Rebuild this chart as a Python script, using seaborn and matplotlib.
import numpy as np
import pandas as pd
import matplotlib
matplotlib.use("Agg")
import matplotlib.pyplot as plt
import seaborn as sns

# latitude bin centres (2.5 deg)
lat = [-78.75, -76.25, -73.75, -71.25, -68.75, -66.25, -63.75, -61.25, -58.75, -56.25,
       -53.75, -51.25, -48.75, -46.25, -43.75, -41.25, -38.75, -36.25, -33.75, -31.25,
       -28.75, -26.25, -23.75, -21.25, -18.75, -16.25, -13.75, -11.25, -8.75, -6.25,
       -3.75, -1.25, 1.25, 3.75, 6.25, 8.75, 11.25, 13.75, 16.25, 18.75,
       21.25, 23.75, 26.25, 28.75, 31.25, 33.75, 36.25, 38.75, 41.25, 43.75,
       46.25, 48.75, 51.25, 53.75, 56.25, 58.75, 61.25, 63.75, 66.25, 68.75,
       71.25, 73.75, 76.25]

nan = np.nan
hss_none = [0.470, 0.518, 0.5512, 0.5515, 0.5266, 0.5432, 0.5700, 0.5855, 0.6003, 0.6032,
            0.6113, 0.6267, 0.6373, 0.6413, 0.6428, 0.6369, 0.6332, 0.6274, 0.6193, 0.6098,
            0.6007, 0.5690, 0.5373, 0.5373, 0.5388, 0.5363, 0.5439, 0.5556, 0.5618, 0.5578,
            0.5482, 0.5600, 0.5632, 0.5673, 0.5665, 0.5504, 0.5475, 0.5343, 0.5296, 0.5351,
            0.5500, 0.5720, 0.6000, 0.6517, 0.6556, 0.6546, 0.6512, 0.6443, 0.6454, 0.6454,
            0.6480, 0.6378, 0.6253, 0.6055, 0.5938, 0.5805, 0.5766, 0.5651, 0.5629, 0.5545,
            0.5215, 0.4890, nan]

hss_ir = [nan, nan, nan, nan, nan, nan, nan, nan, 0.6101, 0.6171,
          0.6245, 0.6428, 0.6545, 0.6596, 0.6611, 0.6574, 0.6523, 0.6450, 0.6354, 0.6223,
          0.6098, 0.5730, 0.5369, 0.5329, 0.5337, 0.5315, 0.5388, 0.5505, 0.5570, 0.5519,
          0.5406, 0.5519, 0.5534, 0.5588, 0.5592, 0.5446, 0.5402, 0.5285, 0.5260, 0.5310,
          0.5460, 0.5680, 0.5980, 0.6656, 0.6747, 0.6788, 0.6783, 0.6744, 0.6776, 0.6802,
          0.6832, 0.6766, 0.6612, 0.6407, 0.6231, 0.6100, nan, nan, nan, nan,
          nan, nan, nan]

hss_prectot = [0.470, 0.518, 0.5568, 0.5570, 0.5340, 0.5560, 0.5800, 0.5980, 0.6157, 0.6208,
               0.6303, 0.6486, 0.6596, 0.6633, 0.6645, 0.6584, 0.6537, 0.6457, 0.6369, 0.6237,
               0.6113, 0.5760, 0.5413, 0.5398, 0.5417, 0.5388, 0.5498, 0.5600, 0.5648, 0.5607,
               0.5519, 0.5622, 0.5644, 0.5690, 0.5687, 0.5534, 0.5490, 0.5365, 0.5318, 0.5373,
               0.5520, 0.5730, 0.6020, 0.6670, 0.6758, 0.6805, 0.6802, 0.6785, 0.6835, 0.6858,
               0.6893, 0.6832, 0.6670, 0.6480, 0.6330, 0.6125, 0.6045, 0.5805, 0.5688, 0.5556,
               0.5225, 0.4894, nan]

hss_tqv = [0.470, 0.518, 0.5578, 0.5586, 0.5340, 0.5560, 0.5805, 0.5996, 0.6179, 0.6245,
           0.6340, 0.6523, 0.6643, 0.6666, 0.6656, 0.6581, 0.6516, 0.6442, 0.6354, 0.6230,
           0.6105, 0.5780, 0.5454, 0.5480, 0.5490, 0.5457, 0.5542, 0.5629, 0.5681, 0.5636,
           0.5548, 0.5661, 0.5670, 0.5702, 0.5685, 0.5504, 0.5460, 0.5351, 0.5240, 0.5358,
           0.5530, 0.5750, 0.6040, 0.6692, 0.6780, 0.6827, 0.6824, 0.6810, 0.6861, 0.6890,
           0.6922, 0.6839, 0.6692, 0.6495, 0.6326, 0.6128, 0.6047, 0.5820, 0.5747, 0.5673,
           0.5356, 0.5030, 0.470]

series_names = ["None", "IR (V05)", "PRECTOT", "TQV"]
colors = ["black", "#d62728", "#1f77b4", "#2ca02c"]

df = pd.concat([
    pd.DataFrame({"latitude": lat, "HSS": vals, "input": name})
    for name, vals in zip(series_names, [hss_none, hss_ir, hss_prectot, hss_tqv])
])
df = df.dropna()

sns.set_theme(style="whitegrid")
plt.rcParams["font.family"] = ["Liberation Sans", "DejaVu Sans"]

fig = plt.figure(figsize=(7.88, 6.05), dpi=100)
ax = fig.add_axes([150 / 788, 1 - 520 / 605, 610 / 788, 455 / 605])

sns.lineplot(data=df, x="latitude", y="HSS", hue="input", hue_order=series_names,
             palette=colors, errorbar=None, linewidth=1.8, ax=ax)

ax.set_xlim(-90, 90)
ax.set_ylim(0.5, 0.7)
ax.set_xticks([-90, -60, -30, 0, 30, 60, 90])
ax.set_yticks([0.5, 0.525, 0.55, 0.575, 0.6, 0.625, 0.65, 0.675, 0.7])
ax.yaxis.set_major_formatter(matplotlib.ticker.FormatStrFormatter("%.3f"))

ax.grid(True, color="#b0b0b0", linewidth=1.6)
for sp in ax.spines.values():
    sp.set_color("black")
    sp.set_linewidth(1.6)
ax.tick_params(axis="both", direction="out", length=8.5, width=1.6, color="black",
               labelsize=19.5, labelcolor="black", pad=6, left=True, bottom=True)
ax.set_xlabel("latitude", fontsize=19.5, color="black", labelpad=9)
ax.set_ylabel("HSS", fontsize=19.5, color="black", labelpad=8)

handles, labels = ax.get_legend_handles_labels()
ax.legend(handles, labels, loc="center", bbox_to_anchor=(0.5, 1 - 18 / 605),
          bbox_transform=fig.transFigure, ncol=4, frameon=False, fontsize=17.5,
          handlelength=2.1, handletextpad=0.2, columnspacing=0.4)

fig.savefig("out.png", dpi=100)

——

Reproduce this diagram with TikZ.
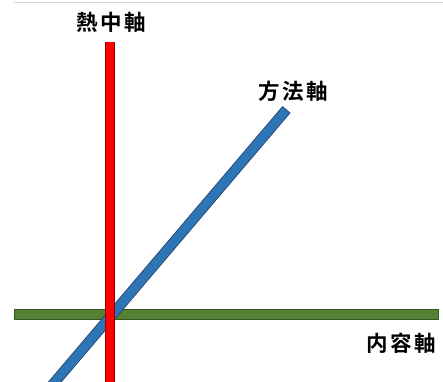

——

**Exercise details**
Collect the lines of the data that carry the word "seaborn".

**The completed task**
Rebuild this chart as a Python script, using seaborn and matplotlib.
import seaborn as sns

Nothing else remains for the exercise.